◆ STATED GOAL: Pick every line from the data that holds the word "document".

◆ STORED RECORDS:
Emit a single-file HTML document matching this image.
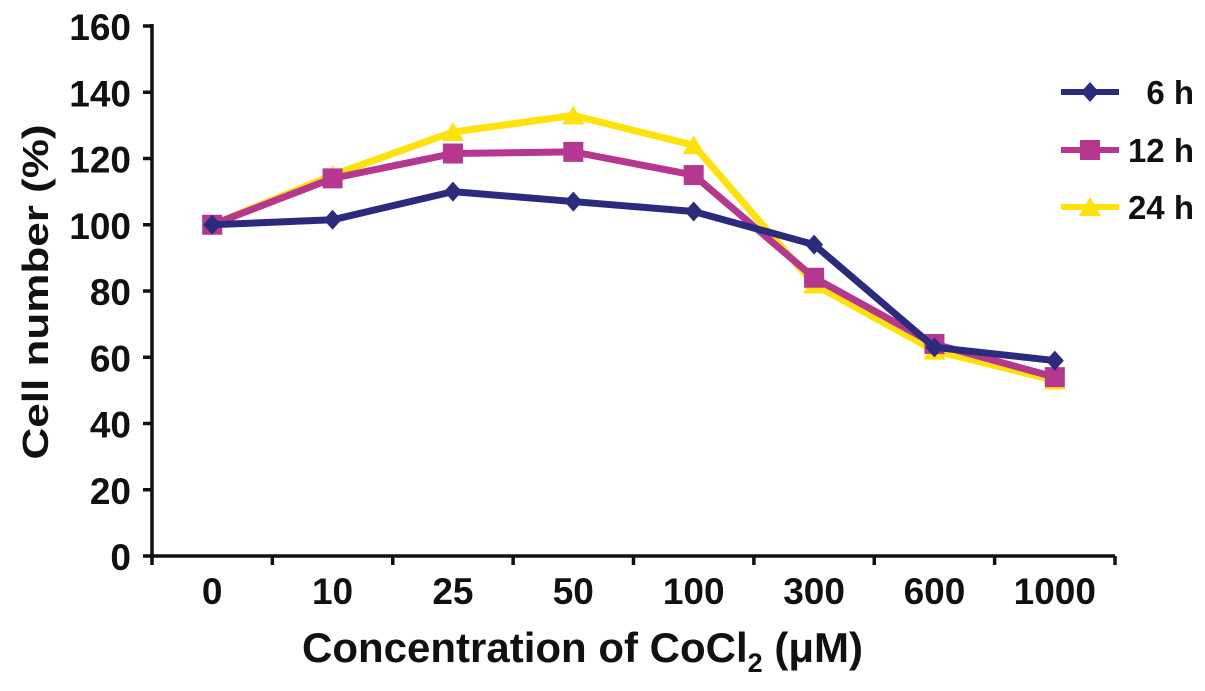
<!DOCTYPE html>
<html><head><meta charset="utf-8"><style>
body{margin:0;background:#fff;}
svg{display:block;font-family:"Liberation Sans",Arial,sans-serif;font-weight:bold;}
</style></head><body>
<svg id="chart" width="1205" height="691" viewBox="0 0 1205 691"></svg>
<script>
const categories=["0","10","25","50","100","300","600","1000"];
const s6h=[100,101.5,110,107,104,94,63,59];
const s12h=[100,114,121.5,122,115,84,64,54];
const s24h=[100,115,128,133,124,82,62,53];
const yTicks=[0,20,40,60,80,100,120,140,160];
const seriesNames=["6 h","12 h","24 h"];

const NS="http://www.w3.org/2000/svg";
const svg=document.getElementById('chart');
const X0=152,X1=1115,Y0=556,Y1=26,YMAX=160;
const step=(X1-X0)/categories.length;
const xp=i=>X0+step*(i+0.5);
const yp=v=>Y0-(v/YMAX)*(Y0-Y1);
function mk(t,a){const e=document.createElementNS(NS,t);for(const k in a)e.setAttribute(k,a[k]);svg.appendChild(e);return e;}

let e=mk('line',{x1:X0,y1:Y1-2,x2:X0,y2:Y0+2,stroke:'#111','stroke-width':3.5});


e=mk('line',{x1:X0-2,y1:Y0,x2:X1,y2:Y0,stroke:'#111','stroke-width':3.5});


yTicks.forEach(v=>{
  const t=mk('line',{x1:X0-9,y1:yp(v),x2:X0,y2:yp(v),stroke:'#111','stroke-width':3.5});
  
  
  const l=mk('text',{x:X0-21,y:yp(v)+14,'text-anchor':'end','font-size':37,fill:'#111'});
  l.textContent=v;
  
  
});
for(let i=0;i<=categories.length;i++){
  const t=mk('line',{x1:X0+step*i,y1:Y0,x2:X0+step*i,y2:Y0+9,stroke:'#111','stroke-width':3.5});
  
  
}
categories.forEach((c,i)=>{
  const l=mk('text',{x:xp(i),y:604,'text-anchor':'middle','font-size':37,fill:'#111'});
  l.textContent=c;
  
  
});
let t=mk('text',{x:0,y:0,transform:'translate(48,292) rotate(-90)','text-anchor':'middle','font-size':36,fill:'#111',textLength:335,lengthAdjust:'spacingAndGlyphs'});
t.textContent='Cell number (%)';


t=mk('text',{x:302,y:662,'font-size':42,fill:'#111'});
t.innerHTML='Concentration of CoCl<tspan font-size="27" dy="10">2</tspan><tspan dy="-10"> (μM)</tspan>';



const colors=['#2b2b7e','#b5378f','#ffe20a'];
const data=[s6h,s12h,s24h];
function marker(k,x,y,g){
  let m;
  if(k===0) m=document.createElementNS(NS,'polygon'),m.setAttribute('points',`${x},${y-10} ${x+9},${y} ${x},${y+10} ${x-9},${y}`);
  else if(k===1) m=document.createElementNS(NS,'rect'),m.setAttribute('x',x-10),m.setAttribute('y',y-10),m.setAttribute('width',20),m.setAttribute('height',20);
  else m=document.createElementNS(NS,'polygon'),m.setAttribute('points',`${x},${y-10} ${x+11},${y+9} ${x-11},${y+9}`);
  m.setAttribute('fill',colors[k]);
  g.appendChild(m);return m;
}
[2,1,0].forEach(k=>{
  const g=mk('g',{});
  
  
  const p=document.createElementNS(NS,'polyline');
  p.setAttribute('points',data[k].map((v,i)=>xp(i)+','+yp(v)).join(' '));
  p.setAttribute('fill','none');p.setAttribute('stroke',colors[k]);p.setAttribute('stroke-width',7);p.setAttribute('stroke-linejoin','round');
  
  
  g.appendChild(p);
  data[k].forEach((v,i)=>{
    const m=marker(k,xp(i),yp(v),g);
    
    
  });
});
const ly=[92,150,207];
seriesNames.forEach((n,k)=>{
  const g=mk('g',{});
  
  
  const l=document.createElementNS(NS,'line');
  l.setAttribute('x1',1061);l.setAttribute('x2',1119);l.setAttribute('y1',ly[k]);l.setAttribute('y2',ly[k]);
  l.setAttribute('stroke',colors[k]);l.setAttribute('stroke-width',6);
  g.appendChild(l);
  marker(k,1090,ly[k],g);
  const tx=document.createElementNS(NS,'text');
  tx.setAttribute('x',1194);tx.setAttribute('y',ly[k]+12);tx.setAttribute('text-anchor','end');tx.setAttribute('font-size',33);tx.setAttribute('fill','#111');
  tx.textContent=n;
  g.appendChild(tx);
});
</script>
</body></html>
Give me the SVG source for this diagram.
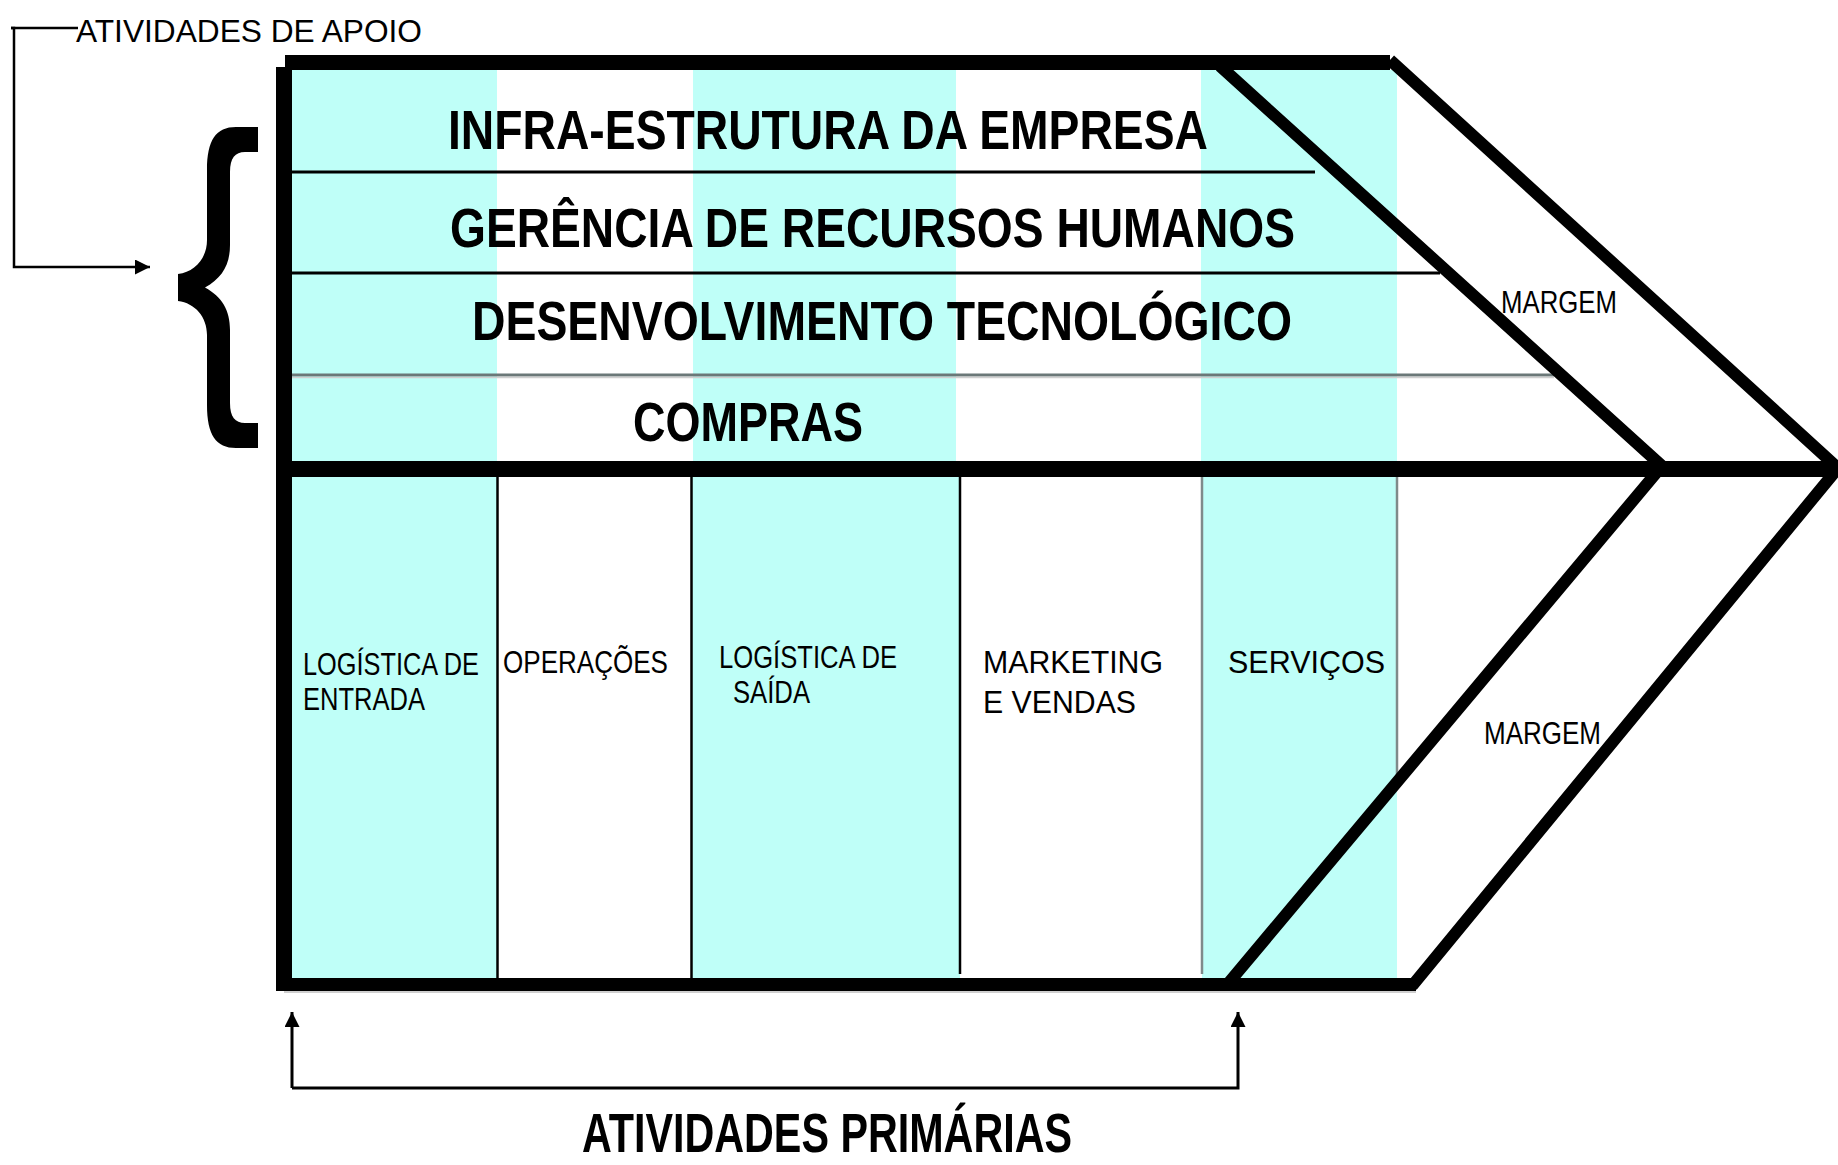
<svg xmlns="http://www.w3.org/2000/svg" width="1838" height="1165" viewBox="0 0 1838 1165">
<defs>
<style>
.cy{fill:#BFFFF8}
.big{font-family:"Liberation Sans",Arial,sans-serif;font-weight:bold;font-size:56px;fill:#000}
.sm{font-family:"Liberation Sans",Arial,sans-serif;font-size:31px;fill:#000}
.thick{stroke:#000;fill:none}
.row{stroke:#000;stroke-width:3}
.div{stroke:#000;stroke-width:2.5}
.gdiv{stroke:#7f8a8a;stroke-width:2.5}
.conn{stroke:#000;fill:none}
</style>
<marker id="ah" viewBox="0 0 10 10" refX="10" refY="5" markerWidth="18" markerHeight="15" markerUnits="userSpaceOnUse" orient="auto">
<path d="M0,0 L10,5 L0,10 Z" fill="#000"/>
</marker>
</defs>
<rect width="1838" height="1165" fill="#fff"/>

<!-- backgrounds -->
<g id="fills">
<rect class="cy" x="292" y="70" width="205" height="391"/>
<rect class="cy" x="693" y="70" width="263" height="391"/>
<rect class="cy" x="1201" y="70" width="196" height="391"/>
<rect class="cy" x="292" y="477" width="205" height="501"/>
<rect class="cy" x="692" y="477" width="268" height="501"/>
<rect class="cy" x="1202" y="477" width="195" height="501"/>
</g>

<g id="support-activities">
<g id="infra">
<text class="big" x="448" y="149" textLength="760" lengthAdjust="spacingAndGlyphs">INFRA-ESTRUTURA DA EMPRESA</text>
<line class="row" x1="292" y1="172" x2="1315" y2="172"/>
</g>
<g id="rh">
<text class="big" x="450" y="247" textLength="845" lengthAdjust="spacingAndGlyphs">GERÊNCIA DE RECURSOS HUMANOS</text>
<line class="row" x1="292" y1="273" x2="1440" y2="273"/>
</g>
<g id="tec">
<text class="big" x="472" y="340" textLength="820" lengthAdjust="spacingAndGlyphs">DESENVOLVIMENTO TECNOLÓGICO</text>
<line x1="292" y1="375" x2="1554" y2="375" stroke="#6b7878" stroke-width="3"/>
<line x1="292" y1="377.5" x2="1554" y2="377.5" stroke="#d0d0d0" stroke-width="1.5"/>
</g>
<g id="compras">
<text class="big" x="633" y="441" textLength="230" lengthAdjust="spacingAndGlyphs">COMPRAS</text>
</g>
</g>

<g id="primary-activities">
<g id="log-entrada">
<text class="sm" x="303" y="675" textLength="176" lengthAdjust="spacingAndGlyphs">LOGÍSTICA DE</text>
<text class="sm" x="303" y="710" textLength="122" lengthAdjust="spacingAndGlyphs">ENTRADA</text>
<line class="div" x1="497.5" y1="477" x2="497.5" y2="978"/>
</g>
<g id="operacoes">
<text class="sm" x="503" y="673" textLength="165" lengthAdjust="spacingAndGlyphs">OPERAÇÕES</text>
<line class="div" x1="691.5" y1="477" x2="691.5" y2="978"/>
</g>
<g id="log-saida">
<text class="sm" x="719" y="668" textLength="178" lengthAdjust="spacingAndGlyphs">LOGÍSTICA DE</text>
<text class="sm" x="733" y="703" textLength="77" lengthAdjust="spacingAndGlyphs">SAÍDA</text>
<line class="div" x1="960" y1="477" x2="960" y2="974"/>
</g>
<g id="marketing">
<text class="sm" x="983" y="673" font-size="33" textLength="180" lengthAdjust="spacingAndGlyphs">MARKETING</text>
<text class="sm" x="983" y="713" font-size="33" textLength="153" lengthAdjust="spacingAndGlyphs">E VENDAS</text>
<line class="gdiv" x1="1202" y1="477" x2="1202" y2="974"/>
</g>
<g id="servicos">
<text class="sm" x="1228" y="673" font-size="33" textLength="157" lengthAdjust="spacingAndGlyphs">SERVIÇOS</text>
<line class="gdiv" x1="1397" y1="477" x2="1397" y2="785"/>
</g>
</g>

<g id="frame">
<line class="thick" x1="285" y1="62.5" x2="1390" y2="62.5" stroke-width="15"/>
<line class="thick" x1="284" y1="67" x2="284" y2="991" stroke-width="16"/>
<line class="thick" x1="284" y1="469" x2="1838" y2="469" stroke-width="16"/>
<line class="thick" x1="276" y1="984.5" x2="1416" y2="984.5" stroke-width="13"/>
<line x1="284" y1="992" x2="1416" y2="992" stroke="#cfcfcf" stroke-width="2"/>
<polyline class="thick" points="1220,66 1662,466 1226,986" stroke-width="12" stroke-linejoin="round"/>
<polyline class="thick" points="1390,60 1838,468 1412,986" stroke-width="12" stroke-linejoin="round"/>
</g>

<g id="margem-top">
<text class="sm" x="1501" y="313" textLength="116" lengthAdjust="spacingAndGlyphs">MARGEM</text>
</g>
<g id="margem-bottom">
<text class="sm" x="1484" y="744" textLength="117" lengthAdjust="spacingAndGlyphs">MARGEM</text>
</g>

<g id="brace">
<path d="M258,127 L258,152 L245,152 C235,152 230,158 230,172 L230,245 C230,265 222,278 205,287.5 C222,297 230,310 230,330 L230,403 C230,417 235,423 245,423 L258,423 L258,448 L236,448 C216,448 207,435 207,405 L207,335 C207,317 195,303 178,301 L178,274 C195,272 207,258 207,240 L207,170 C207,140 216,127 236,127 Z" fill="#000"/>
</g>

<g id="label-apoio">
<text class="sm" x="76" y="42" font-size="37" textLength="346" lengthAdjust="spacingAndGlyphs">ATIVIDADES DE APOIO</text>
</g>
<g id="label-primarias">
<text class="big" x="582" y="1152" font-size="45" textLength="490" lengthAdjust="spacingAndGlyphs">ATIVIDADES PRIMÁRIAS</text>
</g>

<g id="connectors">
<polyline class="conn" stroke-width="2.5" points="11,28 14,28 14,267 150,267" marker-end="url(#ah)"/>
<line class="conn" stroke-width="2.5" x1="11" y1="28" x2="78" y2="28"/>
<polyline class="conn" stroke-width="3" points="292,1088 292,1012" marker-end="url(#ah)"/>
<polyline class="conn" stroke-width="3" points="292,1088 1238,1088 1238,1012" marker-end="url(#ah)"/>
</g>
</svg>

◆ FULL OUTPUT:
Emit a single-file HTML document matching this image.
const svg=document.getElementById('chart');
function mk(t,a){const e=document.createElementNS(NS,t);for(const k in a)e.setAttribute(k,a[k]);svg.appendChild(e);return e;}
  if(k===0) m=document.createElementNS(NS,'polygon'),m.setAttribute('points',`${x},${y-10} ${x+9},${y} ${x},${y+10} ${x-9},${y}`);
  else if(k===1) m=document.createElementNS(NS,'rect'),m.setAttribute('x',x-10),m.setAttribute('y',y-10),m.setAttribute('width',20),m.setAttribute('height',20);
  else m=document.createElementNS(NS,'polygon'),m.setAttribute('points',`${x},${y-10} ${x+11},${y+9} ${x-11},${y+9}`);
  const p=document.createElementNS(NS,'polyline');
  const l=document.createElementNS(NS,'line');
  const tx=document.createElementNS(NS,'text');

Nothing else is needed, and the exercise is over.